**** Data in this exercise ****

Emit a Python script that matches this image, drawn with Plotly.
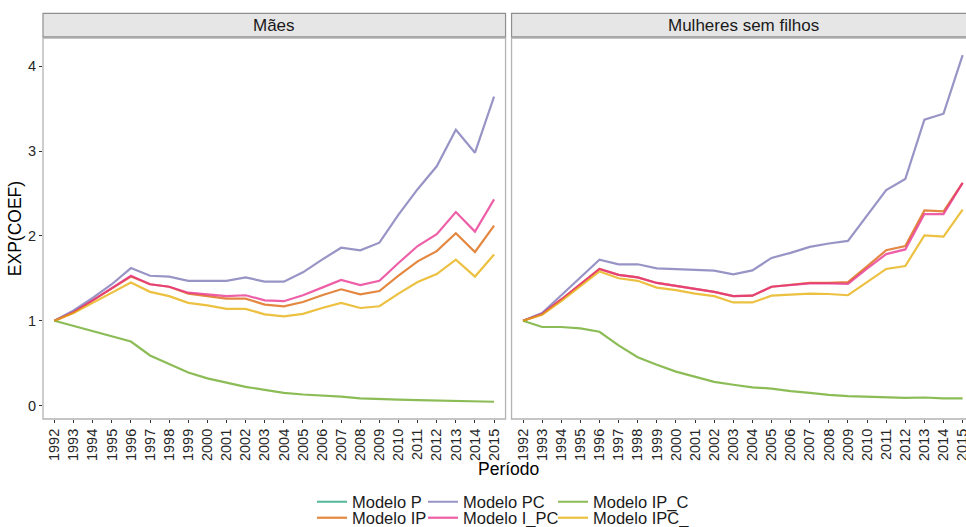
import plotly.graph_objects as go

years = list(range(1992, 2016))
year_labels = [str(y) for y in years]
panels = ["Mães", "Mulheres sem filhos"]
series_names = ["Modelo P", "Modelo IP", "Modelo PC", "Modelo I_PC", "Modelo IP_C", "Modelo IPC_"]

# Mães  (Modelo P shows no visible line in the chart)
p_m = [None] * len(years)
ip_m = [1.00, 1.10, 1.24, 1.38, 1.52, 1.43, 1.40, 1.32, 1.29, 1.26, 1.26, 1.19, 1.17, 1.22, 1.30, 1.37, 1.31, 1.35, 1.53, 1.70, 1.82, 2.03, 1.81, 2.12]
pc_m = [1.00, 1.12, 1.27, 1.43, 1.62, 1.53, 1.52, 1.47, 1.47, 1.47, 1.51, 1.46, 1.46, 1.57, 1.72, 1.86, 1.83, 1.92, 2.25, 2.55, 2.82, 3.25, 2.98, 3.64]
i_pc_m = [1.00, 1.10, 1.24, 1.38, 1.53, 1.43, 1.40, 1.33, 1.31, 1.29, 1.30, 1.24, 1.23, 1.30, 1.39, 1.48, 1.42, 1.47, 1.68, 1.88, 2.02, 2.28, 2.05, 2.43]
ip_c_m = [1.00, 0.94, 0.875, 0.815, 0.755, 0.59, 0.49, 0.39, 0.32, 0.27, 0.22, 0.185, 0.15, 0.13, 0.12, 0.105, 0.085, 0.075, 0.07, 0.065, 0.06, 0.055, 0.045, 0.045]
ipc_m = [1.00, 1.09, 1.21, 1.33, 1.45, 1.34, 1.29, 1.21, 1.18, 1.14, 1.14, 1.075, 1.05, 1.08, 1.15, 1.21, 1.15, 1.17, 1.32, 1.455, 1.55, 1.72, 1.52, 1.78]

# Mulheres sem filhos
p_w = [None] * len(years)
ip_w = [1.00, 1.08, 1.25, 1.43, 1.61, 1.54, 1.51, 1.445, 1.41, 1.38, 1.34, 1.29, 1.295, 1.40, 1.42, 1.445, 1.445, 1.455, 1.64, 1.83, 1.88, 2.30, 2.29, 2.625]
pc_w = [1.00, 1.09, 1.30, 1.51, 1.72, 1.665, 1.665, 1.617, 1.61, 1.60, 1.59, 1.546, 1.593, 1.74, 1.80, 1.87, 1.91, 1.94, 2.24, 2.54, 2.67, 3.37, 3.44, 4.13]
i_pc_w = [1.00, 1.08, 1.25, 1.43, 1.61, 1.54, 1.51, 1.445, 1.41, 1.38, 1.34, 1.29, 1.295, 1.40, 1.42, 1.44, 1.44, 1.435, 1.615, 1.785, 1.84, 2.257, 2.257, 2.625]
ip_c_w = [1.00, 0.926, 0.926, 0.91, 0.87, 0.71, 0.57, 0.48, 0.40, 0.34, 0.28, 0.245, 0.215, 0.20, 0.17, 0.15, 0.125, 0.11, 0.105, 0.10, 0.09, 0.095, 0.085, 0.085]
ipc_w = [1.00, 1.07, 1.23, 1.40, 1.58, 1.50, 1.47, 1.39, 1.36, 1.32, 1.29, 1.215, 1.215, 1.295, 1.31, 1.32, 1.315, 1.30, 1.455, 1.61, 1.645, 2.005, 1.99, 2.31]

y_ticks = [0, 1, 2, 3, 4]

colors = ["rgba(27,158,119,0.75)", "rgba(217,95,2,0.75)", "rgba(117,112,179,0.75)",
          "rgba(231,41,138,0.75)", "rgba(102,166,30,0.75)", "rgba(230,171,2,0.75)"]

data_m = [p_m, ip_m, pc_m, i_pc_m, ip_c_m, ipc_m]
data_w = [p_w, ip_w, pc_w, i_pc_w, ip_c_w, ipc_w]

W, H = 966, 527
FONT = "Liberation Sans, Arial, sans-serif"

# pixel layout
pl, pr_left, pl2, pr2 = 43.3, 505.7, 511.7, 974.7
ptop, pbot = 38.0, 419.0
ml, mt, mb = pl, ptop, H - pbot
paper_w = W - ml
paper_h = pbot - ptop

def px2paper_x(px):
    return (px - ml) / paper_w

fig = go.Figure()

legend_names = ["legend", "legend2", "legend3", "legend4", "legend5", "legend6"]
for i, name in enumerate(series_names):
    fig.add_trace(go.Scatter(
        x=years, y=data_m[i], mode="lines", name=name,
        line=dict(color=colors[i], width=2.2),
        xaxis="x", yaxis="y", legend=legend_names[i], showlegend=True))
for i, name in enumerate(series_names):
    fig.add_trace(go.Scatter(
        x=years, y=data_w[i], mode="lines", name=name,
        line=dict(color=colors[i], width=2.2),
        xaxis="x2", yaxis="y2", showlegend=False))

unit = (pr_left - pl) / 24.2
x2_right = 1992 - 0.6 + (W - pl2) / unit

yr = [-0.1585, 4.332]
tickfont = dict(family=FONT, size=14.5, color="#262626")
xcommon = dict(tickmode="array", tickvals=years, ticktext=year_labels, tickangle=-90,
               ticks="outside", ticklen=3, tickcolor="#333333", tickwidth=1,
               showgrid=False, zeroline=False, showline=False, tickfont=tickfont,
               ticklabeloverflow="allow")
fig.update_layout(
    xaxis=dict(domain=[0, px2paper_x(pr_left)], range=[1991.4, 2015.6], anchor="y", **xcommon),
    xaxis2=dict(domain=[px2paper_x(pl2), 1.0], range=[1991.4, x2_right], anchor="y2", **xcommon),
    yaxis=dict(domain=[0, 1], range=yr, anchor="x", tickvals=y_ticks, ticktext=[str(v) for v in y_ticks],
               ticks="outside", ticklen=3, tickcolor="#333333", showgrid=False, zeroline=False,
               showline=False, tickfont=tickfont),
    yaxis2=dict(domain=[0, 1], range=yr, anchor="x2", matches="y", showticklabels=False,
                ticks="", showgrid=False, zeroline=False, showline=False),
)

shapes = []
# panel borders
shapes.append(dict(type="rect", xref="x domain", yref="y domain", x0=0, x1=1, y0=0, y1=1,
                   line=dict(color="#b3b3b3", width=1.3), fillcolor="rgba(0,0,0,0)", layer="above"))
x2w = W - pl2
shapes.append(dict(type="rect", xref="x2 domain", yref="y2 domain", x0=0, x1=(pr2 - pl2) / x2w, y0=0, y1=1,
                   line=dict(color="#b3b3b3", width=1.3), fillcolor="rgba(0,0,0,0)", layer="above"))
# strips
s_top = 1 + (ptop - 13.3) / paper_h
s_bot = 1 + (ptop - 36.8) / paper_h
shapes.append(dict(type="rect", xref="x domain", yref="paper", x0=0, x1=1, y0=s_bot, y1=s_top,
                   line=dict(color="#8f8f8f", width=1.2), fillcolor="#e6e6e6"))
shapes.append(dict(type="rect", xref="x2 domain", yref="paper", x0=0, x1=(pr2 - pl2) / x2w, y0=s_bot, y1=s_top,
                   line=dict(color="#8f8f8f", width=1.2), fillcolor="#e6e6e6"))

annotations = [
    dict(text=panels[0], xref="paper", yref="paper", x=px2paper_x((pl + pr_left) / 2), y=(s_top + s_bot) / 2,
         showarrow=False, xanchor="center", yanchor="middle", font=dict(family=FONT, size=17, color="#1a1a1a")),
    dict(text=panels[1], xref="paper", yref="paper", x=px2paper_x((pl2 + pr2) / 2), y=(s_top + s_bot) / 2,
         showarrow=False, xanchor="center", yanchor="middle", font=dict(family=FONT, size=17, color="#1a1a1a")),
    dict(text="EXP(COEF)", xref="paper", yref="paper", x=px2paper_x(15), y=0.5, textangle=-90,
         showarrow=False, xanchor="center", yanchor="middle", font=dict(family=FONT, size=17.5, color="#000000")),
    dict(text="Período", xref="paper", yref="paper", x=px2paper_x(508.5), y=-(469 - pbot) / paper_h,
         showarrow=False, xanchor="center", yanchor="middle", font=dict(family=FONT, size=17.5, color="#000000")),
]

# legends: 3 columns x 2 rows (column-wise order like the reference)
leg_pos = [(312, 502), (312, 518), (423, 502), (423, 518), (553, 502), (553, 518)]
legend_layout = {}
for name, (lx, ly) in zip(legend_names, leg_pos):
    legend_layout[name] = dict(xref="container", yref="container", x=lx / W, y=1 - ly / H,
                               xanchor="left", yanchor="middle", bgcolor="rgba(0,0,0,0)",
                               borderwidth=0, font=dict(family=FONT, size=16.5, color="#1a1a1a"),
                               itemwidth=30)

fig.update_layout(
    width=W, height=H,
    margin=dict(l=ml, r=0, t=mt, b=mb, autoexpand=False),
    plot_bgcolor="white", paper_bgcolor="white",
    shapes=shapes, annotations=annotations,
    font=dict(family=FONT),
    **legend_layout,
)

fig.write_html("out.html")
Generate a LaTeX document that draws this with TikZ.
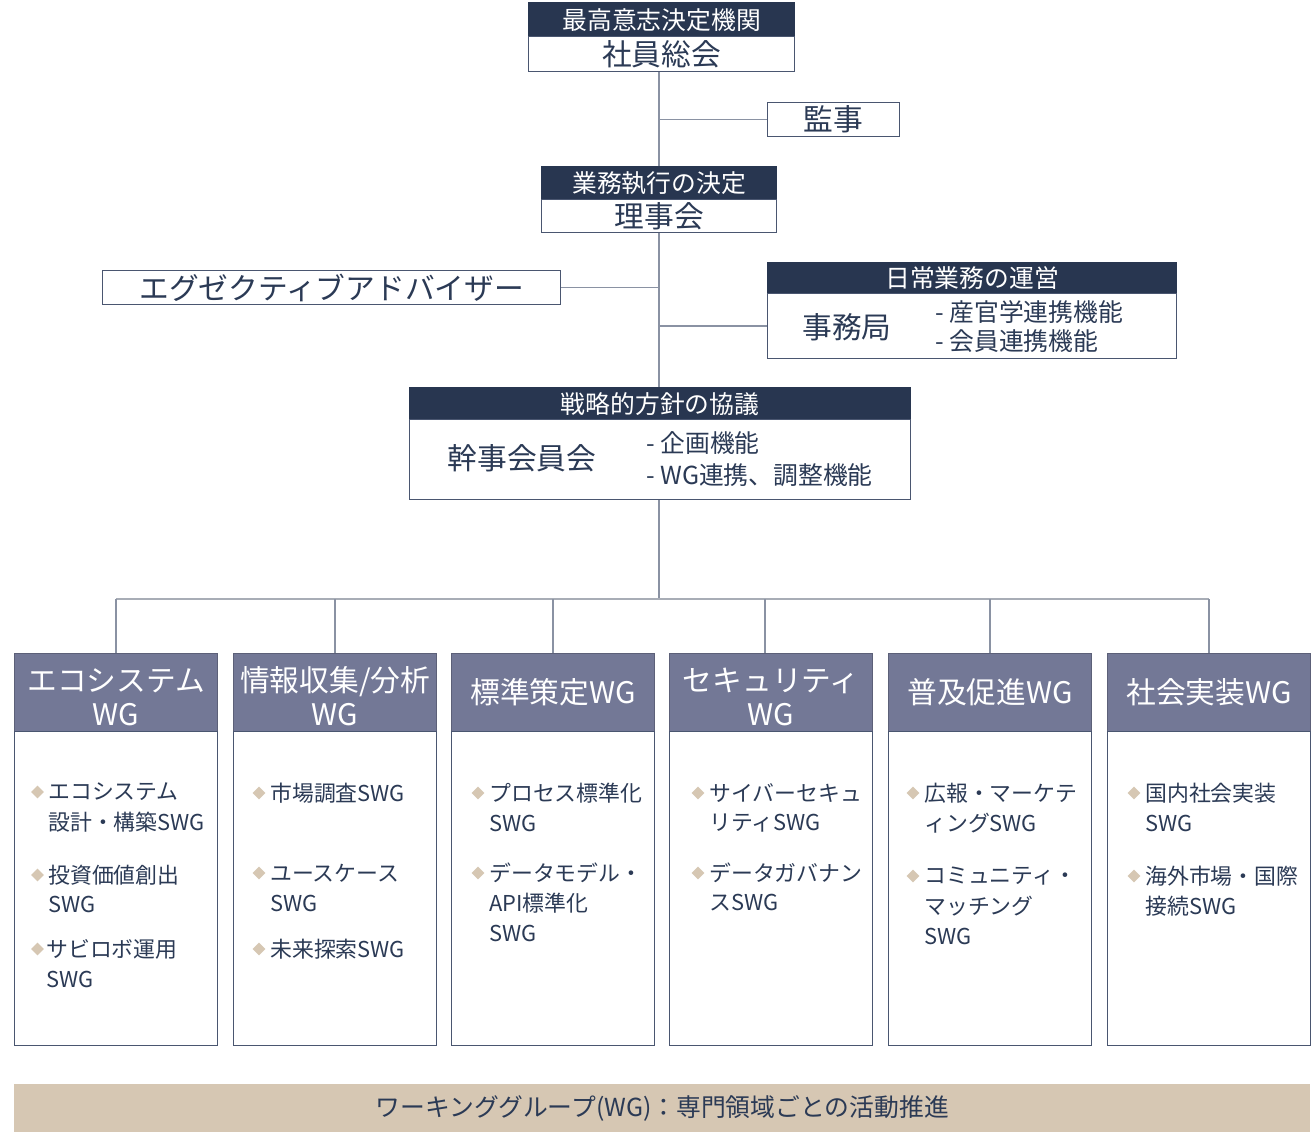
\documentclass[tikz,border=0pt]{standalone}
\usepackage{fontspec}
\setmainfont{Noto Sans CJK JP}
\usetikzlibrary{shapes.geometric}
\definecolor{navyc}{HTML}{283650}
\definecolor{wghc}{HTML}{737896}
\definecolor{connc}{HTML}{8A92A3}
\definecolor{busc}{HTML}{A8ADB6}
\definecolor{beigec}{HTML}{D6C7B3}
\definecolor{txtc}{HTML}{2B3A55}
\definecolor{edgec}{HTML}{4A5670}
\newdimen\upx \upx=0.75pt
\newcommand\fsHead{\fontsize{18.6pt}{22pt}\selectfont}
\newcommand\fsBig{\fontsize{22.3pt}{25.5pt}\selectfont}
\newcommand\fsItem{\fontsize{16.4pt}{22.5pt}\selectfont}
\newcommand\tallstrut{\rule{0pt}{24pt}}
\tikzset{
  hdr/.style={fill=navyc, draw=navyc, line width=1pt, text=white, font=\fsHead, inner sep=0, anchor=north west},
  bodybox/.style={fill=white, draw=edgec, line width=1pt, text=txtc, font=\fsBig, inner sep=0, anchor=north west},
  wghdr/.style={fill=wghc, draw=wghc!80!black, line width=1pt, text=white, font=\fsBig, align=center, inner sep=0, anchor=north west, minimum width=203\upx, minimum height=78\upx},
  wgbody/.style={fill=white, draw=edgec, line width=1pt, inner sep=0, anchor=north west, minimum width=203\upx, minimum height=314\upx},
  conn/.style={draw=connc, line width=1.1pt},
  itm/.style={anchor=west, inner sep=0, text=txtc, font=\fsItem},
  sub/.style={anchor=west, inner sep=0, text=txtc, font=\fsHead},
  dia/.style={diamond, fill=beigec, inner sep=0, minimum size=13\upx},
}
\begin{document}
\begin{tikzpicture}[x=0.75pt, y=-0.75pt]
\useasboundingbox (0,0) rectangle (1313,1133);
\fill[white] (0,0) rectangle (1313,1133);

% top: general meeting
\node[hdr, minimum width=266\upx, minimum height=34\upx] (h1) at (528,2) {最高意志決定機関};
\node[bodybox, minimum width=266\upx, minimum height=35\upx] (b1) at (528,36) {社員総会};
% auditor
\node[bodybox, minimum width=132\upx, minimum height=34\upx] (aud) at (767,102) {監事};
% board
\node[hdr, minimum width=235\upx, minimum height=33\upx] (h2) at (541,166) {業務執行の決定};
\node[bodybox, minimum width=235\upx, minimum height=33\upx] (b2) at (541,199) {理事会};
% advisor
\node[bodybox, minimum width=458\upx, minimum height=34\upx] (adv) at (102,270) {エグゼクティブアドバイザー};
% secretariat
\node[hdr, minimum width=409\upx, minimum height=31\upx] (h3) at (767,262) {日常業務の運営};
\node[bodybox, minimum width=409\upx, minimum height=65\upx] (b3) at (767,293) {};
\node[text=txtc, font=\fsBig, inner sep=0] (b3t) at (847,327) {事務局};
\node[sub] (b3a) at (935,312) {- 産官学連携機能};
\node[sub] (b3b) at (935,341) {- 会員連携機能};
% steering
\node[hdr, minimum width=501\upx, minimum height=32\upx] (h4) at (409,387) {戦略的方針の協議};
\node[bodybox, minimum width=501\upx, minimum height=80\upx] (b4) at (409,419) {};
\node[text=txtc, font=\fsBig, inner sep=0] (b4t) at (522,458) {幹事会員会};
\node[sub] (b4a) at (646,443) {- 企画機能};
\node[sub] (b4b) at (646,475) {- WG連携、調整機能};

% WG boxes
\node[wghdr] (w1) at (14,653) {\tallstrut エコシステム\\WG};
\node[wgbody] (wb1) at (14,731) {};
\node[wghdr] (w2) at (233,653) {\tallstrut 情報収集/分析\\WG};
\node[wgbody] (wb2) at (233,731) {};
\node[wghdr] (w3) at (451,653) {標準策定WG};
\node[wgbody] (wb3) at (451,731) {};
\node[wghdr] (w4) at (669,653) {\tallstrut セキュリティ\\WG};
\node[wgbody] (wb4) at (669,731) {};
\node[wghdr] (w5) at (888,653) {普及促進WG};
\node[wgbody] (wb5) at (888,731) {};
\node[wghdr] (w6) at (1107,653) {社会実装WG};
\node[wgbody] (wb6) at (1107,731) {};

% connectors
\coordinate (bus) at (659,599);
\draw[conn] (h2.north |- b1.south) -- (h2.north);
\draw[conn] (h2.north |- aud.west) -- (aud.west);
\draw[conn] (b2.south) -- (b2.south |- h4.north);
\draw[conn] (adv.east) -- (adv.east -| b2.south);
\draw[conn] (b3.west -| b2.south) -- (b3.west);
\draw[conn] (bus |- b4.south) -- (bus);
\draw[conn, draw=busc] (w1.north |- bus) -- (w6.north |- bus);
\foreach \w in {w1,w2,w3,w5,w6} { \draw[conn] (\w.north |- bus) -- (\w.north); }
\draw[conn] ([xshift=-4.5pt]w4.north |- bus) -- ([xshift=-4.5pt]w4.north);

% WG 1 items
\node[dia] (d11) at (37.5,792) {};
\node[itm] (t11a) at (48,792) {エコシステム};
\node[itm] (t11b) at (48,822) {設計・構築SWG};
\node[dia] (d12) at (37.5,875) {};
\node[itm] (t12a) at (48,875) {投資価値創出};
\node[itm] (t12b) at (48,904) {SWG};
\node[dia] (d13) at (37.5,949) {};
\node[itm] (t13a) at (46,949) {サビロボ運用};
\node[itm] (t13b) at (46,979) {SWG};
% WG 2 items
\node[dia] (d21) at (259,793) {};
\node[itm] (t21a) at (270,793) {市場調査SWG};
\node[dia] (d22) at (259,873) {};
\node[itm] (t22a) at (270,873) {ユースケース};
\node[itm] (t22b) at (270,903) {SWG};
\node[dia] (d23) at (259,949) {};
\node[itm] (t23a) at (270,949) {未来探索SWG};
% WG 3 items
\node[dia] (d31) at (478,793) {};
\node[itm] (t31a) at (489,793) {プロセス標準化};
\node[itm] (t31b) at (489,823) {SWG};
\node[dia] (d32) at (478,873) {};
\node[itm] (t32a) at (489,873) {データモデル・};
\node[itm] (t32b) at (489,903) {API標準化};
\node[itm] (t32c) at (489,933) {SWG};
% WG 4 items
\node[dia] (d41) at (698,793) {};
\node[itm] (t41a) at (709,793) {サイバーセキュ};
\node[itm] (t41b) at (709,823) {リティSWG};
\node[dia] (d42) at (698,873) {};
\node[itm] (t42a) at (709,873) {データガバナン};
\node[itm] (t42b) at (709,903) {スSWG};
% WG 5 items
\node[dia] (d51) at (913,793) {};
\node[itm] (t51a) at (924,793) {広報・マーケテ};
\node[itm] (t51b) at (924,823) {ィングSWG};
\node[dia] (d52) at (913,876) {};
\node[itm] (t52a) at (924,876) {コミュニティ・};
\node[itm] (t52b) at (924,906) {マッチング};
\node[itm] (t52c) at (924,936) {SWG};
% WG 6 items
\node[dia] (d61) at (1134,793) {};
\node[itm] (t61a) at (1145,793) {国内社会実装};
\node[itm] (t61b) at (1145,823) {SWG};
\node[dia] (d62) at (1134,876) {};
\node[itm] (t62a) at (1145,876) {海外市場・国際};
\node[itm] (t62b) at (1145,906) {接続SWG};

% bottom bar
\node[fill=beigec, inner sep=0, anchor=north west, minimum width=1296\upx, minimum height=48\upx, text=txtc, font=\fsHead] (bar) at (14,1084) {ワーキンググループ(WG)：専門領域ごとの活動推進};
\end{tikzpicture}
\end{document}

****

— Task prompt —
Repeat the lines from where the entries begin to the line with "1.72, 1.52, 1.78]", both included. Any picture is left out.

— Reply to the task —
Emit a Python script that matches this image, drawn with Plotly.
import plotly.graph_objects as go

years = list(range(1992, 2016))
year_labels = [str(y) for y in years]
panels = ["Mães", "Mulheres sem filhos"]
series_names = ["Modelo P", "Modelo IP", "Modelo PC", "Modelo I_PC", "Modelo IP_C", "Modelo IPC_"]

# Mães  (Modelo P shows no visible line in the chart)
p_m = [None] * len(years)
ip_m = [1.00, 1.10, 1.24, 1.38, 1.52, 1.43, 1.40, 1.32, 1.29, 1.26, 1.26, 1.19, 1.17, 1.22, 1.30, 1.37, 1.31, 1.35, 1.53, 1.70, 1.82, 2.03, 1.81, 2.12]
pc_m = [1.00, 1.12, 1.27, 1.43, 1.62, 1.53, 1.52, 1.47, 1.47, 1.47, 1.51, 1.46, 1.46, 1.57, 1.72, 1.86, 1.83, 1.92, 2.25, 2.55, 2.82, 3.25, 2.98, 3.64]
i_pc_m = [1.00, 1.10, 1.24, 1.38, 1.53, 1.43, 1.40, 1.33, 1.31, 1.29, 1.30, 1.24, 1.23, 1.30, 1.39, 1.48, 1.42, 1.47, 1.68, 1.88, 2.02, 2.28, 2.05, 2.43]
ip_c_m = [1.00, 0.94, 0.875, 0.815, 0.755, 0.59, 0.49, 0.39, 0.32, 0.27, 0.22, 0.185, 0.15, 0.13, 0.12, 0.105, 0.085, 0.075, 0.07, 0.065, 0.06, 0.055, 0.045, 0.045]
ipc_m = [1.00, 1.09, 1.21, 1.33, 1.45, 1.34, 1.29, 1.21, 1.18, 1.14, 1.14, 1.075, 1.05, 1.08, 1.15, 1.21, 1.15, 1.17, 1.32, 1.455, 1.55, 1.72, 1.52, 1.78]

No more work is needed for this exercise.